DATASET EXCERPT:
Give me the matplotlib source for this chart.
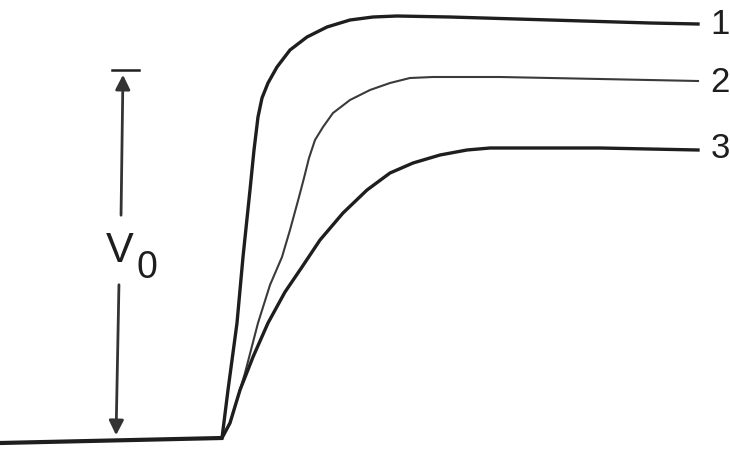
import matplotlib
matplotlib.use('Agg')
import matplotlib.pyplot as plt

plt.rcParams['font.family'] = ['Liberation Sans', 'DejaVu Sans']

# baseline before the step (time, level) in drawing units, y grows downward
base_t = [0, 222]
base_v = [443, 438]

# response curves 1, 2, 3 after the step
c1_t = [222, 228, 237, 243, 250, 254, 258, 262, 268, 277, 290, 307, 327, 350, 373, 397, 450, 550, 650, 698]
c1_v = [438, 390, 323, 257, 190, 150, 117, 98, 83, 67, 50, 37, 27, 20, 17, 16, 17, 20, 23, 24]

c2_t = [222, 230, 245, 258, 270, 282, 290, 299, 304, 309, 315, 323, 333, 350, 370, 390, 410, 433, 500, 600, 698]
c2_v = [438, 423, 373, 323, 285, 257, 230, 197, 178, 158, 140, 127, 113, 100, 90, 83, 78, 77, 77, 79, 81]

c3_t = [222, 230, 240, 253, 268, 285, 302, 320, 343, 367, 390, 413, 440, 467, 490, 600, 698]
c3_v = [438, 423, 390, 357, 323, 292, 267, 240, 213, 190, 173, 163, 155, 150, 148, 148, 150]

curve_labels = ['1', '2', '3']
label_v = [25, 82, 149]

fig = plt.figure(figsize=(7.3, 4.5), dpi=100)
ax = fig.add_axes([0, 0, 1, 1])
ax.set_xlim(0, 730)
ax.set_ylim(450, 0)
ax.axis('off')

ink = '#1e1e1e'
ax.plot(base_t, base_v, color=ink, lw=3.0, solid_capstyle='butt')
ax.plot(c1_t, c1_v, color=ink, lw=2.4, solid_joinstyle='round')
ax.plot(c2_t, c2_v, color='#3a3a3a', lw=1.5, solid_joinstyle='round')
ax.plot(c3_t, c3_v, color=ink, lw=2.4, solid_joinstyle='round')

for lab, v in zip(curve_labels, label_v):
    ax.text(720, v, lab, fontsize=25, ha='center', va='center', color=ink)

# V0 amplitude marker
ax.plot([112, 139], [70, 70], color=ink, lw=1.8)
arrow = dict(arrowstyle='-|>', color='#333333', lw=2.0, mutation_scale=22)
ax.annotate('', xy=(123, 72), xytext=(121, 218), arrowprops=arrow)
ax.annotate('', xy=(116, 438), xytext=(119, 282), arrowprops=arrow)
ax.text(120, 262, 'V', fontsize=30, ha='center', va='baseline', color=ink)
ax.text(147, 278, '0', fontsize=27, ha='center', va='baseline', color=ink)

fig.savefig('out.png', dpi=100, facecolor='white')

REQUIRED TASK: Every line of the data should be copied as it stands, without the images.

CORRECT OUTPUT:
Give me the matplotlib source for this chart.
import matplotlib
matplotlib.use('Agg')
import matplotlib.pyplot as plt

plt.rcParams['font.family'] = ['Liberation Sans', 'DejaVu Sans']

# baseline before the step (time, level) in drawing units, y grows downward
base_t = [0, 222]
base_v = [443, 438]

# response curves 1, 2, 3 after the step
c1_t = [222, 228, 237, 243, 250, 254, 258, 262, 268, 277, 290, 307, 327, 350, 373, 397, 450, 550, 650, 698]
c1_v = [438, 390, 323, 257, 190, 150, 117, 98, 83, 67, 50, 37, 27, 20, 17, 16, 17, 20, 23, 24]

c2_t = [222, 230, 245, 258, 270, 282, 290, 299, 304, 309, 315, 323, 333, 350, 370, 390, 410, 433, 500, 600, 698]
c2_v = [438, 423, 373, 323, 285, 257, 230, 197, 178, 158, 140, 127, 113, 100, 90, 83, 78, 77, 77, 79, 81]

c3_t = [222, 230, 240, 253, 268, 285, 302, 320, 343, 367, 390, 413, 440, 467, 490, 600, 698]
c3_v = [438, 423, 390, 357, 323, 292, 267, 240, 213, 190, 173, 163, 155, 150, 148, 148, 150]

curve_labels = ['1', '2', '3']
label_v = [25, 82, 149]

fig = plt.figure(figsize=(7.3, 4.5), dpi=100)
ax = fig.add_axes([0, 0, 1, 1])
ax.set_xlim(0, 730)
ax.set_ylim(450, 0)
ax.axis('off')

ink = '#1e1e1e'
ax.plot(base_t, base_v, color=ink, lw=3.0, solid_capstyle='butt')
ax.plot(c1_t, c1_v, color=ink, lw=2.4, solid_joinstyle='round')
ax.plot(c2_t, c2_v, color='#3a3a3a', lw=1.5, solid_joinstyle='round')
ax.plot(c3_t, c3_v, color=ink, lw=2.4, solid_joinstyle='round')

for lab, v in zip(curve_labels, label_v):
    ax.text(720, v, lab, fontsize=25, ha='center', va='center', color=ink)

# V0 amplitude marker
ax.plot([112, 139], [70, 70], color=ink, lw=1.8)
arrow = dict(arrowstyle='-|>', color='#333333', lw=2.0, mutation_scale=22)
ax.annotate('', xy=(123, 72), xytext=(121, 218), arrowprops=arrow)
ax.annotate('', xy=(116, 438), xytext=(119, 282), arrowprops=arrow)
ax.text(120, 262, 'V', fontsize=30, ha='center', va='baseline', color=ink)
ax.text(147, 278, '0', fontsize=27, ha='center', va='baseline', color=ink)

fig.savefig('out.png', dpi=100, facecolor='white')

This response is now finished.